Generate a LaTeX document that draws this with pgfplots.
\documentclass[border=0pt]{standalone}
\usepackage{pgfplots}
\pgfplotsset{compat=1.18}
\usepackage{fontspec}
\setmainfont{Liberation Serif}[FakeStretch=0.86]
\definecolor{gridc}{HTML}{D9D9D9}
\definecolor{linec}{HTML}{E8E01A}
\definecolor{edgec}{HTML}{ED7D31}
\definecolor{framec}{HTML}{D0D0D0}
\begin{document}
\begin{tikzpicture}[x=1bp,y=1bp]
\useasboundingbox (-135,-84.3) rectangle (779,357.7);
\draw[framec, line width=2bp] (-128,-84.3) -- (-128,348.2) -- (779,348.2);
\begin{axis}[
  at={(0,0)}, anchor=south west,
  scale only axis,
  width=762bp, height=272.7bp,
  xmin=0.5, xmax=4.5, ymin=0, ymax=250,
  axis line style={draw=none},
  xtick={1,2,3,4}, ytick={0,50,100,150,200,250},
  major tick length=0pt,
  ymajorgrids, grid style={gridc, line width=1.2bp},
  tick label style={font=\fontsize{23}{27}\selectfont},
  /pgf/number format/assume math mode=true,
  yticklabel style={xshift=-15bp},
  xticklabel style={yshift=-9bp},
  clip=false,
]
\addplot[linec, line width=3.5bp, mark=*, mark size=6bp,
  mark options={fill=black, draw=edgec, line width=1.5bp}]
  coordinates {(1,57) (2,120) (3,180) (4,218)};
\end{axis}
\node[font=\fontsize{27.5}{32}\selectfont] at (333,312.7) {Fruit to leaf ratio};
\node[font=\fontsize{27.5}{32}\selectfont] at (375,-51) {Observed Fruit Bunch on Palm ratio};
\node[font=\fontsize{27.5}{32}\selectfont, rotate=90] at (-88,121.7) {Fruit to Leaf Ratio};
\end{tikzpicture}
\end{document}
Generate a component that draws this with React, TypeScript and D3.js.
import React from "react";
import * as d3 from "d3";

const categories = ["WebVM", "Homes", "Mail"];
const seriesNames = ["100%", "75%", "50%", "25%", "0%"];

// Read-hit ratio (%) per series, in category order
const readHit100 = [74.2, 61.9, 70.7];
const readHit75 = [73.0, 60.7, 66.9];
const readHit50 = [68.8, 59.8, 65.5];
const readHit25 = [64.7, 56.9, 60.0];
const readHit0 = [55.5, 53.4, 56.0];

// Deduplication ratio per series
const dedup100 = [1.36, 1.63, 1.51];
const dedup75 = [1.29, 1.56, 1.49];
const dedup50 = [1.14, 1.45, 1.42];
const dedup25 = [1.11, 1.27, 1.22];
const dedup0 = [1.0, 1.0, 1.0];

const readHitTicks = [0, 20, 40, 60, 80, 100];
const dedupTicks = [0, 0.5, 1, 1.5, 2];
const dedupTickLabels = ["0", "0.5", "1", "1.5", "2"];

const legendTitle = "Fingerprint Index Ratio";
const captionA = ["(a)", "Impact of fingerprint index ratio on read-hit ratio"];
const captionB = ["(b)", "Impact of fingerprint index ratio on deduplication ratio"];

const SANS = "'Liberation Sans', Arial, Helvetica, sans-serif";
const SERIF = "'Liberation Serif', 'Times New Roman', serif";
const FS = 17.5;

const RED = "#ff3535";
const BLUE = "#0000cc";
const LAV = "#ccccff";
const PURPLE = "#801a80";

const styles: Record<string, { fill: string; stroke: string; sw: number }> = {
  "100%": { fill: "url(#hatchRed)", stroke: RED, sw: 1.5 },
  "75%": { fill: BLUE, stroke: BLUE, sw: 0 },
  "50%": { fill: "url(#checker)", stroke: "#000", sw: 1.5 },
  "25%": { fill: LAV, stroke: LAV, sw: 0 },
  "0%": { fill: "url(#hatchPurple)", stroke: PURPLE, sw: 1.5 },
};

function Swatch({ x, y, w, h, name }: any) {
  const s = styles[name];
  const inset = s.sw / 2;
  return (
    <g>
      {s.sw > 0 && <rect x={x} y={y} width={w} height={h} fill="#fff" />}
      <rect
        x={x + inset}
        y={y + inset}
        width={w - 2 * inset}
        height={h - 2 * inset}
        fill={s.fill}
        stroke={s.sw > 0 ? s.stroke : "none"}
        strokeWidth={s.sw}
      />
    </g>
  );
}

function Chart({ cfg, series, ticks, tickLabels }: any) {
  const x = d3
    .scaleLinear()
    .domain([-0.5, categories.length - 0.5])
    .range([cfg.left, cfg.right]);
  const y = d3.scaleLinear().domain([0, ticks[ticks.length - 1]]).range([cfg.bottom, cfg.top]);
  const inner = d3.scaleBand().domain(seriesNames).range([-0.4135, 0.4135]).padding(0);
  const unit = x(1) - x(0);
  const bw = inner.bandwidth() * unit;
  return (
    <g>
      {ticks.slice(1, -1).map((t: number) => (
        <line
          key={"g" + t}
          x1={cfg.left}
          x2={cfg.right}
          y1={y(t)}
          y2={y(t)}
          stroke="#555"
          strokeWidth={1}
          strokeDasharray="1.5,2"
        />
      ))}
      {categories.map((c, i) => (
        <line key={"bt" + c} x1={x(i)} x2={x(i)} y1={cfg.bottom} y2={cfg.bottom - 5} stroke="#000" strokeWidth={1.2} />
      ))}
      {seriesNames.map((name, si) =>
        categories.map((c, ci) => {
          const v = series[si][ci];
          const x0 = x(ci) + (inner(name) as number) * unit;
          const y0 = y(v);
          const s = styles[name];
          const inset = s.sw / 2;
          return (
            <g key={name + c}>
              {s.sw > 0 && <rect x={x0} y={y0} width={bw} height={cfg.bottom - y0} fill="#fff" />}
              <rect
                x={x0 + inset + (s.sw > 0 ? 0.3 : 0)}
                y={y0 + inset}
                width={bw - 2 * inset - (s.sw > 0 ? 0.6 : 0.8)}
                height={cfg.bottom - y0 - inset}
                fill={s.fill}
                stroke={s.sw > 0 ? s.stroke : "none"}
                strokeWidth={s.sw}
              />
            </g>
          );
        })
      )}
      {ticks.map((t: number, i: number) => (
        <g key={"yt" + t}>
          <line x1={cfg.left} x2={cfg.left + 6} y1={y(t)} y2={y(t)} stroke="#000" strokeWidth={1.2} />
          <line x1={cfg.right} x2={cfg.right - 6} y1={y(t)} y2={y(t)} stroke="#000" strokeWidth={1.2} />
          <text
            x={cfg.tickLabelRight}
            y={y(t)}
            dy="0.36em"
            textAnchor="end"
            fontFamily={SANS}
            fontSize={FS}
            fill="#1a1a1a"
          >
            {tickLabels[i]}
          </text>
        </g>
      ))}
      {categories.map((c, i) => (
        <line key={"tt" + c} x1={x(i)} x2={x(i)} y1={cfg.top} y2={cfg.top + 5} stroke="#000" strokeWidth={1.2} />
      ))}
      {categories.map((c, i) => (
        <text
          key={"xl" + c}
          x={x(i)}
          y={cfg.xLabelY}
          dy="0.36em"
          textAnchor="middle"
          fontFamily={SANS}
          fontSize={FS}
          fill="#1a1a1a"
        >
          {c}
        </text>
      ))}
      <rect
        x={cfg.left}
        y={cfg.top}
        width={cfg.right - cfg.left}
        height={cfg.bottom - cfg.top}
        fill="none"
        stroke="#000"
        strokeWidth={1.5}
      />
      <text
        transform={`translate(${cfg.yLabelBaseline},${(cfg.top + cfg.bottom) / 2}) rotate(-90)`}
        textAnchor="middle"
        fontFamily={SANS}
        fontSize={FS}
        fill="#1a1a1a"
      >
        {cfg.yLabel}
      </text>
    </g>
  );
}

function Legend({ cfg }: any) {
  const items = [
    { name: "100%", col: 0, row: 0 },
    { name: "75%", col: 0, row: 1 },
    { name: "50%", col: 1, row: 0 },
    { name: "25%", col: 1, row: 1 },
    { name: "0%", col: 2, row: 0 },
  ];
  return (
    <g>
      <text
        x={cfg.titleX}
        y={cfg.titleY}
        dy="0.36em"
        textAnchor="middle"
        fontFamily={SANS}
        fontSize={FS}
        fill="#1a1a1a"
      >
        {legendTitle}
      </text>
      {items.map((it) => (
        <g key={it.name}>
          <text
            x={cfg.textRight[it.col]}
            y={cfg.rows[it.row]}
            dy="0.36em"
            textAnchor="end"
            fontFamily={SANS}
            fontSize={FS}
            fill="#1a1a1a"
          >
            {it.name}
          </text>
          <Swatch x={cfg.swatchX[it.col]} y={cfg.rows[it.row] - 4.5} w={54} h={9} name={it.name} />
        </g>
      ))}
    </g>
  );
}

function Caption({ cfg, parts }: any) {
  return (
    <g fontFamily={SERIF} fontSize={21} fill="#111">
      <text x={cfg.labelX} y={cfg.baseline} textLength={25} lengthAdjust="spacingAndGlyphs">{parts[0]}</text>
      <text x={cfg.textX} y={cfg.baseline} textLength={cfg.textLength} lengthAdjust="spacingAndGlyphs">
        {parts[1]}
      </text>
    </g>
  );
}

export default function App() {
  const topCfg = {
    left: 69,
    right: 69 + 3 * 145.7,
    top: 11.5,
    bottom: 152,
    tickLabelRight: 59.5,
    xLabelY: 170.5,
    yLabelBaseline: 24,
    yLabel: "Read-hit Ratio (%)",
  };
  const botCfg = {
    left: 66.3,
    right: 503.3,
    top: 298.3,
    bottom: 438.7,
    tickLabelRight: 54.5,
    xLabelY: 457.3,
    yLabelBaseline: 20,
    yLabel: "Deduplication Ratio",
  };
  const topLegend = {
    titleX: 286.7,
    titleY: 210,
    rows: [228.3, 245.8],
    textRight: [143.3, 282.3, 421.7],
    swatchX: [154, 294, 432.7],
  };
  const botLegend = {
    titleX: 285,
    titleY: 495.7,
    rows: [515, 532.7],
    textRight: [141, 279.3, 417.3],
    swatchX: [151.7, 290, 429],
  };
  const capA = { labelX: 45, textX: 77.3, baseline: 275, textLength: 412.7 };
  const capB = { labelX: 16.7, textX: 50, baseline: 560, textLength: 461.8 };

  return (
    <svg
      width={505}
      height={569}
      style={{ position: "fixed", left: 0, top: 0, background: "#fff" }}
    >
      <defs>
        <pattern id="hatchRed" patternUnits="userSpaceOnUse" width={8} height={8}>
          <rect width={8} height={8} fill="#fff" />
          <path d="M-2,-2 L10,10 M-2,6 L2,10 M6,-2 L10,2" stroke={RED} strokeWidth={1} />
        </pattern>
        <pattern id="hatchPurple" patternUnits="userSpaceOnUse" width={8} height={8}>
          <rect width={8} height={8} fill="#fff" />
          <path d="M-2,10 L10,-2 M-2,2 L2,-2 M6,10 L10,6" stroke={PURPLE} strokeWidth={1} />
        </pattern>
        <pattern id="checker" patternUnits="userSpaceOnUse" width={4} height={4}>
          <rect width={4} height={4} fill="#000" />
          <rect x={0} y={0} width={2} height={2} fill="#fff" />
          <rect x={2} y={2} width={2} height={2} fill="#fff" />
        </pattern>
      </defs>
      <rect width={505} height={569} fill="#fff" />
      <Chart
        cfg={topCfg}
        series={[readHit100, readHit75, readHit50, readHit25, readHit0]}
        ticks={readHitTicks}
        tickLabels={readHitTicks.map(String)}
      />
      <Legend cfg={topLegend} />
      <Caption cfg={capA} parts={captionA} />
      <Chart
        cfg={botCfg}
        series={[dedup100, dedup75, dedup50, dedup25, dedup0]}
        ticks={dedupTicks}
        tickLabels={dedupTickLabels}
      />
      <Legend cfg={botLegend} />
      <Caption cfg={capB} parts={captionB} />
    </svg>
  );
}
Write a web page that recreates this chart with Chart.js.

* * * * * * *

→ **WHAT IS NEEDED**
Restate, please, word for word the span of records running from the first line to the line bearing "const readHit0 = [55.5, 53.4, 56.0];", both included, and nothing outside it.

→ **THE SOLUTION**
Generate a LaTeX document that draws this with pgfplots.
\documentclass[border=0pt]{standalone}
\usepackage{pgfplots}
\pgfplotsset{compat=1.18}
\usepackage{fontspec}
\setmainfont{Liberation Serif}[FakeStretch=0.86]
\definecolor{gridc}{HTML}{D9D9D9}
\definecolor{linec}{HTML}{E8E01A}
\definecolor{edgec}{HTML}{ED7D31}
\definecolor{framec}{HTML}{D0D0D0}
\begin{document}
\begin{tikzpicture}[x=1bp,y=1bp]
\useasboundingbox (-135,-84.3) rectangle (779,357.7);
\draw[framec, line width=2bp] (-128,-84.3) -- (-128,348.2) -- (779,348.2);
\begin{axis}[
  at={(0,0)}, anchor=south west,
  scale only axis,
  width=762bp, height=272.7bp,
  xmin=0.5, xmax=4.5, ymin=0, ymax=250,
  axis line style={draw=none},
  xtick={1,2,3,4}, ytick={0,50,100,150,200,250},
  major tick length=0pt,
  ymajorgrids, grid style={gridc, line width=1.2bp},
  tick label style={font=\fontsize{23}{27}\selectfont},
  /pgf/number format/assume math mode=true,
  yticklabel style={xshift=-15bp},
  xticklabel style={yshift=-9bp},
  clip=false,
]
\addplot[linec, line width=3.5bp, mark=*, mark size=6bp,
  mark options={fill=black, draw=edgec, line width=1.5bp}]
  coordinates {(1,57) (2,120) (3,180) (4,218)};
\end{axis}
\node[font=\fontsize{27.5}{32}\selectfont] at (333,312.7) {Fruit to leaf ratio};
\node[font=\fontsize{27.5}{32}\selectfont] at (375,-51) {Observed Fruit Bunch on Palm ratio};
\node[font=\fontsize{27.5}{32}\selectfont, rotate=90] at (-88,121.7) {Fruit to Leaf Ratio};
\end{tikzpicture}
\end{document}
Generate a component that draws this with React, TypeScript and D3.js.
import React from "react";
import * as d3 from "d3";

const categories = ["WebVM", "Homes", "Mail"];
const seriesNames = ["100%", "75%", "50%", "25%", "0%"];

// Read-hit ratio (%) per series, in category order
const readHit100 = [74.2, 61.9, 70.7];
const readHit75 = [73.0, 60.7, 66.9];
const readHit50 = [68.8, 59.8, 65.5];
const readHit25 = [64.7, 56.9, 60.0];
const readHit0 = [55.5, 53.4, 56.0];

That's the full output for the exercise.